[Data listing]
___

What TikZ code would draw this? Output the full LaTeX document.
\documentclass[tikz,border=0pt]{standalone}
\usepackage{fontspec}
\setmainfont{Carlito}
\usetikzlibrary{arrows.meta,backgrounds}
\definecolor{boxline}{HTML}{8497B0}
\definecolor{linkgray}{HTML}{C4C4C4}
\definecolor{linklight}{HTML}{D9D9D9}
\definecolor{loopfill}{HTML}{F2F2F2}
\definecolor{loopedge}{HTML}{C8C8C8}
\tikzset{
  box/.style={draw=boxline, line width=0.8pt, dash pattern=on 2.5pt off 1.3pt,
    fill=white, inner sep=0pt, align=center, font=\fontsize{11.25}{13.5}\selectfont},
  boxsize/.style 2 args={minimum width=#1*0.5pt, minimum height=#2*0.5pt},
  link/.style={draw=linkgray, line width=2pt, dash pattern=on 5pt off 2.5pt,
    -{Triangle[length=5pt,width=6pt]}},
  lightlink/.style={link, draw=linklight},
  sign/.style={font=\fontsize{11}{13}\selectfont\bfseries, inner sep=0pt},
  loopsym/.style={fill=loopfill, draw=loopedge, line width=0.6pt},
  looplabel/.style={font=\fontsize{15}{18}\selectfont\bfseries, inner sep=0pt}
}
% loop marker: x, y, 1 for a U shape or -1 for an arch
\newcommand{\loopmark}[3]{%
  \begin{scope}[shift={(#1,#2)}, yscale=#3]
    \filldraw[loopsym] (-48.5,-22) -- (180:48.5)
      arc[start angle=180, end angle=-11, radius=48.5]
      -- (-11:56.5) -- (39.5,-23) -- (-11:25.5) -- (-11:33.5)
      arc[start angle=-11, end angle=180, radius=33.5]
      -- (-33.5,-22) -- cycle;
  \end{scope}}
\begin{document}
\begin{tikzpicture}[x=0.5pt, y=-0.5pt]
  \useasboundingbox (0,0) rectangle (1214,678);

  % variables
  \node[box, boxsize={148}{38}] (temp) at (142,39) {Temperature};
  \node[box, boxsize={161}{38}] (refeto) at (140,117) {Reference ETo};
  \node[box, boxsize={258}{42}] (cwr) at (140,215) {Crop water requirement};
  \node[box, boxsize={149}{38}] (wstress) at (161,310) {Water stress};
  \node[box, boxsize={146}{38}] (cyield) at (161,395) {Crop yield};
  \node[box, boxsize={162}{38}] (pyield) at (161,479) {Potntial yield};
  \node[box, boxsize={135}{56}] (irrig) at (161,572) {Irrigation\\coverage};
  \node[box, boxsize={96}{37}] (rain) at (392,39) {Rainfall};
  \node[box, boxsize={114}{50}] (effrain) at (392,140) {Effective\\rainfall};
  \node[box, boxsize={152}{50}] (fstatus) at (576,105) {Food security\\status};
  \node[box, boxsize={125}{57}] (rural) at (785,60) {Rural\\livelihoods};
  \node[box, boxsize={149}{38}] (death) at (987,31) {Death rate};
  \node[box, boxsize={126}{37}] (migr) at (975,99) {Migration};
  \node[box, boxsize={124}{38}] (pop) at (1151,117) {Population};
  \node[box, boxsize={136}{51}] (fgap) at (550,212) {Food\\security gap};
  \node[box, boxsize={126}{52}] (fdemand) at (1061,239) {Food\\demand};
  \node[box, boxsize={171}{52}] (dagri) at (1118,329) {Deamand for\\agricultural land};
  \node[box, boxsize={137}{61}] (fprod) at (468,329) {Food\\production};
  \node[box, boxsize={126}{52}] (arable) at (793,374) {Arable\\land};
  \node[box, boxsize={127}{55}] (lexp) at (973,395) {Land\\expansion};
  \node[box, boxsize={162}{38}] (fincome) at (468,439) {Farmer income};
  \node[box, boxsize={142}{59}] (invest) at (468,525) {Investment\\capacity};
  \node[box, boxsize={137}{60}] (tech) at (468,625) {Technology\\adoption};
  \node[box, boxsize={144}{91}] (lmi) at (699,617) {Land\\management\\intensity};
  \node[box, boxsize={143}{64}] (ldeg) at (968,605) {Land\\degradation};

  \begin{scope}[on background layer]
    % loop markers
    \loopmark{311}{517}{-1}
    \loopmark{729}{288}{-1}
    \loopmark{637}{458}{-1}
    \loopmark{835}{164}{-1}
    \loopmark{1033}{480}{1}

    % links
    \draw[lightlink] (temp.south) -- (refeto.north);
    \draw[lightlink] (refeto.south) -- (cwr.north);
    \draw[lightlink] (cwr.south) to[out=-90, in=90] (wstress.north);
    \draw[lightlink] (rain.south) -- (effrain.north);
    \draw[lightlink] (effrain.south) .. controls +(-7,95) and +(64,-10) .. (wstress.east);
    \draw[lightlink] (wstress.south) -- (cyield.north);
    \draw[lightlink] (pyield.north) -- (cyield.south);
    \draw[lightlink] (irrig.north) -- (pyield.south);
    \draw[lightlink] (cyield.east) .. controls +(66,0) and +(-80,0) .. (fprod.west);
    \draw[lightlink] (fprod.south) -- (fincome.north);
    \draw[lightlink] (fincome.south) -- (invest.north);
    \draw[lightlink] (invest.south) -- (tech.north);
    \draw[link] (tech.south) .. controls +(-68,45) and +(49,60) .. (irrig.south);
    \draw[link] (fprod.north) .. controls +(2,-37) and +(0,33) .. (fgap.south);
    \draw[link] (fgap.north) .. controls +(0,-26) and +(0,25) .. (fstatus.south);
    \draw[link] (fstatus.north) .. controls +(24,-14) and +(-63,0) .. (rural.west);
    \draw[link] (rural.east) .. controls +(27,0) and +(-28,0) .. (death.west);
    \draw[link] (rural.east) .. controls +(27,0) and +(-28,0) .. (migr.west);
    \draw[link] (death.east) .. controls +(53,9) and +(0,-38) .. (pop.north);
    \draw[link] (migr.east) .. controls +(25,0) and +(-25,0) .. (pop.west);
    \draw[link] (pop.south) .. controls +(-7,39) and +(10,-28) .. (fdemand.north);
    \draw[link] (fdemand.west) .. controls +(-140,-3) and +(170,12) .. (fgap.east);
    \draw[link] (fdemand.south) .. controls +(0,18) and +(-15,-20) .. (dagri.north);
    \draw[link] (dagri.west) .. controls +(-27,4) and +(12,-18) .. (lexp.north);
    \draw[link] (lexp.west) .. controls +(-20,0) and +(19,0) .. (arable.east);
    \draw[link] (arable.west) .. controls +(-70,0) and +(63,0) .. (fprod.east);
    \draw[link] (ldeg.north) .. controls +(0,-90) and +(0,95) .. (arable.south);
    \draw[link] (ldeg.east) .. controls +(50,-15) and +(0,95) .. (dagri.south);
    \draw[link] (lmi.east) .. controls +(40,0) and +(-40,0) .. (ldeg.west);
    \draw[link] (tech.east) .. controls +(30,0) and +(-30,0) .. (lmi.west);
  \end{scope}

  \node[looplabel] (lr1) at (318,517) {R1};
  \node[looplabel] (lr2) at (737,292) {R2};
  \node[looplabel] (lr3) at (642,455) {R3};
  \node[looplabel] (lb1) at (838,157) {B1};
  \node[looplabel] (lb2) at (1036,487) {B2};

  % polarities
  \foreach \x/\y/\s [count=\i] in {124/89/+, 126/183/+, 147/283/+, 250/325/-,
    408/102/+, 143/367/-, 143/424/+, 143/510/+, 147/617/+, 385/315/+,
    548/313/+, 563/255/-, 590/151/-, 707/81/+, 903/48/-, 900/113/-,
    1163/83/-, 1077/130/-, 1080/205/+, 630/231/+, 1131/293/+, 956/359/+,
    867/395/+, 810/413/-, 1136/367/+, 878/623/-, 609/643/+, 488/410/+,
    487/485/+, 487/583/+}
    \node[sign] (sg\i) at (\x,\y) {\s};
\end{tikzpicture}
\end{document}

___

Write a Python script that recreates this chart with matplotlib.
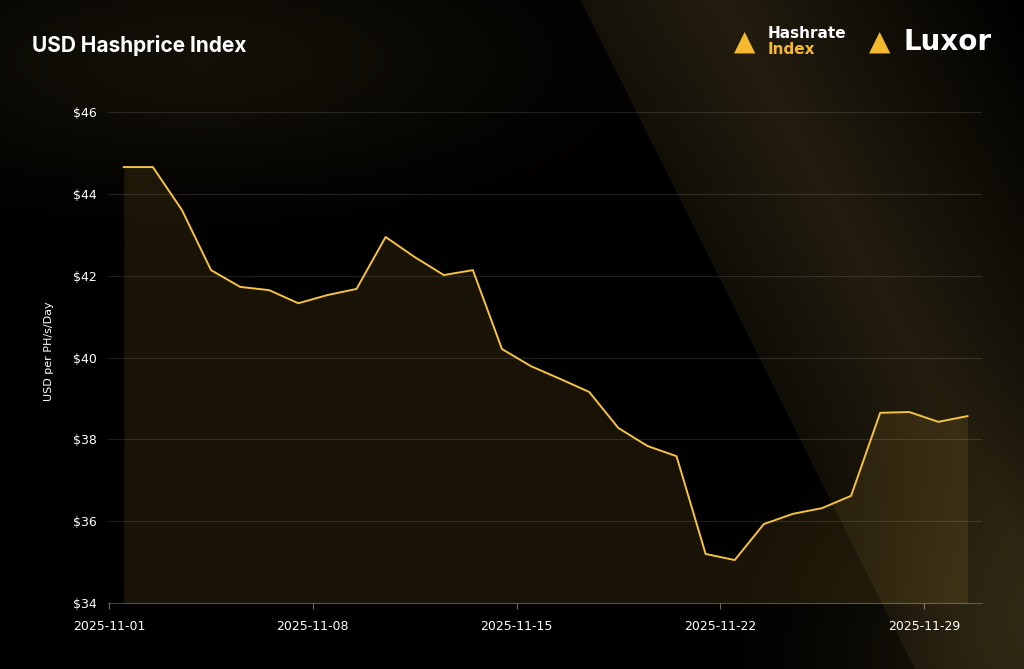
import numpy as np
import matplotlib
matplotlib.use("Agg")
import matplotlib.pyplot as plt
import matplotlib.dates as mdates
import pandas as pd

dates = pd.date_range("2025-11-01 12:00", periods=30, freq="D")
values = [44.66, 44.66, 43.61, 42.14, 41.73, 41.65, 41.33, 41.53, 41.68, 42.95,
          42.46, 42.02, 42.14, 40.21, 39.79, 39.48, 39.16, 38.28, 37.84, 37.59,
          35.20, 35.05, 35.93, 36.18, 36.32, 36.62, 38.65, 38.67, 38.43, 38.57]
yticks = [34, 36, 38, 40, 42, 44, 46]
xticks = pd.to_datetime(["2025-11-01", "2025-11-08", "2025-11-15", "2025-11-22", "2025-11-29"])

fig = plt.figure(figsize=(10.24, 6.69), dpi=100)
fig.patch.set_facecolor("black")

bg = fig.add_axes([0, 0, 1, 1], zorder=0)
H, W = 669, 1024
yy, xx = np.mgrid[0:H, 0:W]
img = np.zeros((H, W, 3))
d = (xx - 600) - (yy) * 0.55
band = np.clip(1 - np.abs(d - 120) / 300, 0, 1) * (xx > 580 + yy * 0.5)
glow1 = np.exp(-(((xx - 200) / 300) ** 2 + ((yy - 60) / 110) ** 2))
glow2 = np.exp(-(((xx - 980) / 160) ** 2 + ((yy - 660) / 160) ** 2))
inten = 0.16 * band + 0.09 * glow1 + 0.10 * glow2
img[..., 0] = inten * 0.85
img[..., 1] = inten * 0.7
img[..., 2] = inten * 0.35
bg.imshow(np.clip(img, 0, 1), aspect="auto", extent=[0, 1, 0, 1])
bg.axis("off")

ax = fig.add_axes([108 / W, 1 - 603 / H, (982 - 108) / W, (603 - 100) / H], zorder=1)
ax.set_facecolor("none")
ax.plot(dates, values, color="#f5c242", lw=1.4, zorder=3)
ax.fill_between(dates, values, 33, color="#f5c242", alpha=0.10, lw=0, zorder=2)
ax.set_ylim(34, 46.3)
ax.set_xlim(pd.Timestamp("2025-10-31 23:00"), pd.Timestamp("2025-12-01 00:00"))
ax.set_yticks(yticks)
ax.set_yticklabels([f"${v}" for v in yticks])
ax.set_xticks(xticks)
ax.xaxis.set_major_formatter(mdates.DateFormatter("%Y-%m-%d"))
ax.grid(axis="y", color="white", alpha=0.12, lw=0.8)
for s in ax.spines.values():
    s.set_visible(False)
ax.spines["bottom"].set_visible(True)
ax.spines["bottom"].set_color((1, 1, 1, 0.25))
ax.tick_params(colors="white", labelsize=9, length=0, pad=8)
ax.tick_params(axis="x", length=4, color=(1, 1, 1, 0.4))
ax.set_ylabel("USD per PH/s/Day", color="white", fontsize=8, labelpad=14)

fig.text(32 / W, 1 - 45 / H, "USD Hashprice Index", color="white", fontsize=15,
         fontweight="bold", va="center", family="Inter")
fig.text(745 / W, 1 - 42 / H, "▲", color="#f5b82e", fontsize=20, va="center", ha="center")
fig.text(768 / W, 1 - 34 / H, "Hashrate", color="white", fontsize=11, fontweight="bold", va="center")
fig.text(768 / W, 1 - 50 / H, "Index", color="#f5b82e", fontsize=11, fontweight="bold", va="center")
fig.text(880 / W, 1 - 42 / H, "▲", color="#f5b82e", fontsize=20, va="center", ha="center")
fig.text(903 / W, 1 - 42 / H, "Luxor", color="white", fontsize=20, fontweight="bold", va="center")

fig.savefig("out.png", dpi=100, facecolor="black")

___

# Task description:
Retype the entries above exactly, but only from the line containing "What TikZ code" through the line containing "(0,0) rectangle (1214,678);", both included.

# Task result:
What TikZ code would draw this? Output the full LaTeX document.
\documentclass[tikz,border=0pt]{standalone}
\usepackage{fontspec}
\setmainfont{Carlito}
\usetikzlibrary{arrows.meta,backgrounds}
\definecolor{boxline}{HTML}{8497B0}
\definecolor{linkgray}{HTML}{C4C4C4}
\definecolor{linklight}{HTML}{D9D9D9}
\definecolor{loopfill}{HTML}{F2F2F2}
\definecolor{loopedge}{HTML}{C8C8C8}
\tikzset{
  box/.style={draw=boxline, line width=0.8pt, dash pattern=on 2.5pt off 1.3pt,
    fill=white, inner sep=0pt, align=center, font=\fontsize{11.25}{13.5}\selectfont},
  boxsize/.style 2 args={minimum width=#1*0.5pt, minimum height=#2*0.5pt},
  link/.style={draw=linkgray, line width=2pt, dash pattern=on 5pt off 2.5pt,
    -{Triangle[length=5pt,width=6pt]}},
  lightlink/.style={link, draw=linklight},
  sign/.style={font=\fontsize{11}{13}\selectfont\bfseries, inner sep=0pt},
  loopsym/.style={fill=loopfill, draw=loopedge, line width=0.6pt},
  looplabel/.style={font=\fontsize{15}{18}\selectfont\bfseries, inner sep=0pt}
}
% loop marker: x, y, 1 for a U shape or -1 for an arch
\newcommand{\loopmark}[3]{%
  \begin{scope}[shift={(#1,#2)}, yscale=#3]
    \filldraw[loopsym] (-48.5,-22) -- (180:48.5)
      arc[start angle=180, end angle=-11, radius=48.5]
      -- (-11:56.5) -- (39.5,-23) -- (-11:25.5) -- (-11:33.5)
      arc[start angle=-11, end angle=180, radius=33.5]
      -- (-33.5,-22) -- cycle;
  \end{scope}}
\begin{document}
\begin{tikzpicture}[x=0.5pt, y=-0.5pt]
  \useasboundingbox (0,0) rectangle (1214,678);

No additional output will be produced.